> _Objective_
Pictures aside, quote the whole listing exactly.

> _Given entries_

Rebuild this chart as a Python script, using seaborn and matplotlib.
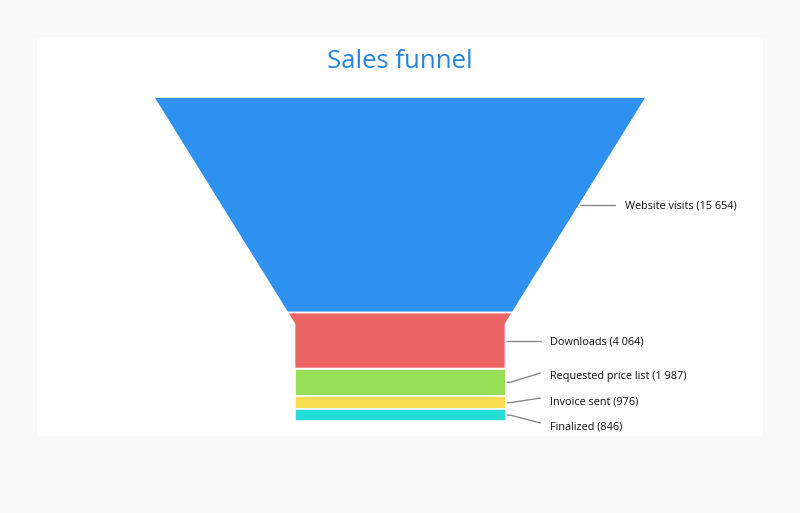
import numpy as np
import seaborn as sns
import matplotlib.pyplot as plt

stages = ["Website visits", "Downloads", "Requested price list", "Invoice sent", "Finalized"]
counts = [15654, 4064, 1987, 976, 846]
stage_colors = ["#2f91ef", "#ec6464", "#98e057", "#f8dc4f", "#22dcd5"]

sns.set_theme(style="white")
plt.rcParams['font.family'] = ['Open Sans', 'DejaVu Sans']

fig = plt.figure(figsize=(8, 5.13), dpi=100)
fig.patch.set_facecolor("#f9f9f9")
ax = fig.add_axes([37 / 800, (513 - 436) / 513, 726 / 800, 399 / 513])
ax.set_facecolor("white")
ax.set_xlim(37, 763)
ax.set_ylim(436, 37)
ax.set_xticks([])
ax.set_yticks([])
sns.despine(ax=ax, left=True, bottom=True)

# funnel geometry
cx, top, height = 400, 97, 324
width, neck_w, neck_h = 493, 211, 97
neck_y = top + height - neck_h


def half_w(y):
    if y >= neck_y:
        return neck_w / 2
    return width / 2 - (width / 2 - neck_w / 2) * (y - top) / (neck_y - top)


def fmt(v):
    return "{:,}".format(v).replace(",", " ")


def spread(targets, gap):
    groups = [[i] for i in range(len(targets))]

    def place(g):
        m = np.mean([targets[i] for i in g])
        n = len(g)
        return [m + (k - (n - 1) / 2) * gap for k in range(n)]

    merged = True
    while merged:
        merged = False
        for k in range(len(groups) - 1):
            if place(groups[k])[-1] + gap > place(groups[k + 1])[0]:
                groups[k] = groups[k] + groups.pop(k + 1)
                merged = True
                break
    out = []
    for g in groups:
        out += place(g)
    return out


vals = np.array(counts, dtype=float)
edges = top + np.concatenate([[0], np.cumsum(vals)]) / vals.sum() * height

centers = []
for i, (y0, y1) in enumerate(zip(edges[:-1], edges[1:])):
    ys = [y0] + ([neck_y] if y0 < neck_y < y1 else []) + [y1]
    xs_l = [cx - half_w(y) for y in ys]
    xs_r = [cx + half_w(y) for y in ys][::-1]
    ax.fill(xs_l + xs_r, ys + ys[::-1], color=stage_colors[i], ec="white", lw=1.2, zorder=2)
    centers.append((y0 + y1) / 2)

pos = spread(centers, 25)

for i, (c, ly) in enumerate(zip(centers, pos)):
    ex = cx + half_w(c)
    end_y = c if abs(ly - c) < 1 else ly - 2
    ax.plot([ex, ex + 5, ex + 35], [c, c, end_y], color="#888888", lw=1, zorder=1)
    ax.text(ex + 45, ly + 1.5, f"{stages[i]} ({fmt(counts[i])})", fontsize=7.8, color="#111111",
            va="center", ha="left")

ax.text(400, 61, "Sales funnel", fontsize=18.5, color="#2385e0", ha="center", va="center")

fig.savefig("out.png", dpi=100, facecolor=fig.get_facecolor())
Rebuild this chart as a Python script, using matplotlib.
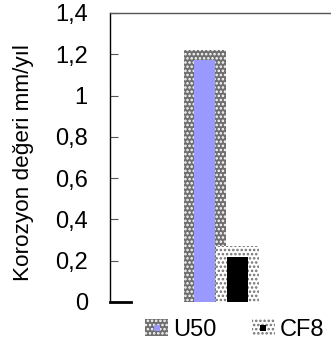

> _Exercise response_
Rebuild this chart as a Python script, using seaborn and matplotlib.
import numpy as np
import seaborn as sns
import matplotlib.pyplot as plt

stages = ["Website visits", "Downloads", "Requested price list", "Invoice sent", "Finalized"]
counts = [15654, 4064, 1987, 976, 846]
stage_colors = ["#2f91ef", "#ec6464", "#98e057", "#f8dc4f", "#22dcd5"]

sns.set_theme(style="white")
plt.rcParams['font.family'] = ['Open Sans', 'DejaVu Sans']

fig = plt.figure(figsize=(8, 5.13), dpi=100)
fig.patch.set_facecolor("#f9f9f9")
ax = fig.add_axes([37 / 800, (513 - 436) / 513, 726 / 800, 399 / 513])
ax.set_facecolor("white")
ax.set_xlim(37, 763)
ax.set_ylim(436, 37)
ax.set_xticks([])
ax.set_yticks([])
sns.despine(ax=ax, left=True, bottom=True)

# funnel geometry
cx, top, height = 400, 97, 324
width, neck_w, neck_h = 493, 211, 97
neck_y = top + height - neck_h


def half_w(y):
    if y >= neck_y:
        return neck_w / 2
    return width / 2 - (width / 2 - neck_w / 2) * (y - top) / (neck_y - top)


def fmt(v):
    return "{:,}".format(v).replace(",", " ")


def spread(targets, gap):
    groups = [[i] for i in range(len(targets))]

    def place(g):
        m = np.mean([targets[i] for i in g])
        n = len(g)
        return [m + (k - (n - 1) / 2) * gap for k in range(n)]

    merged = True
    while merged:
        merged = False
        for k in range(len(groups) - 1):
            if place(groups[k])[-1] + gap > place(groups[k + 1])[0]:
                groups[k] = groups[k] + groups.pop(k + 1)
                merged = True
                break
    out = []
    for g in groups:
        out += place(g)
    return out


vals = np.array(counts, dtype=float)
edges = top + np.concatenate([[0], np.cumsum(vals)]) / vals.sum() * height

centers = []
for i, (y0, y1) in enumerate(zip(edges[:-1], edges[1:])):
    ys = [y0] + ([neck_y] if y0 < neck_y < y1 else []) + [y1]
    xs_l = [cx - half_w(y) for y in ys]
    xs_r = [cx + half_w(y) for y in ys][::-1]
    ax.fill(xs_l + xs_r, ys + ys[::-1], color=stage_colors[i], ec="white", lw=1.2, zorder=2)
    centers.append((y0 + y1) / 2)

pos = spread(centers, 25)

for i, (c, ly) in enumerate(zip(centers, pos)):
    ex = cx + half_w(c)
    end_y = c if abs(ly - c) < 1 else ly - 2
    ax.plot([ex, ex + 5, ex + 35], [c, c, end_y], color="#888888", lw=1, zorder=1)
    ax.text(ex + 45, ly + 1.5, f"{stages[i]} ({fmt(counts[i])})", fontsize=7.8, color="#111111",
            va="center", ha="left")

ax.text(400, 61, "Sales funnel", fontsize=18.5, color="#2385e0", ha="center", va="center")

fig.savefig("out.png", dpi=100, facecolor=fig.get_facecolor())
Rebuild this chart as a Python script, using matplotlib.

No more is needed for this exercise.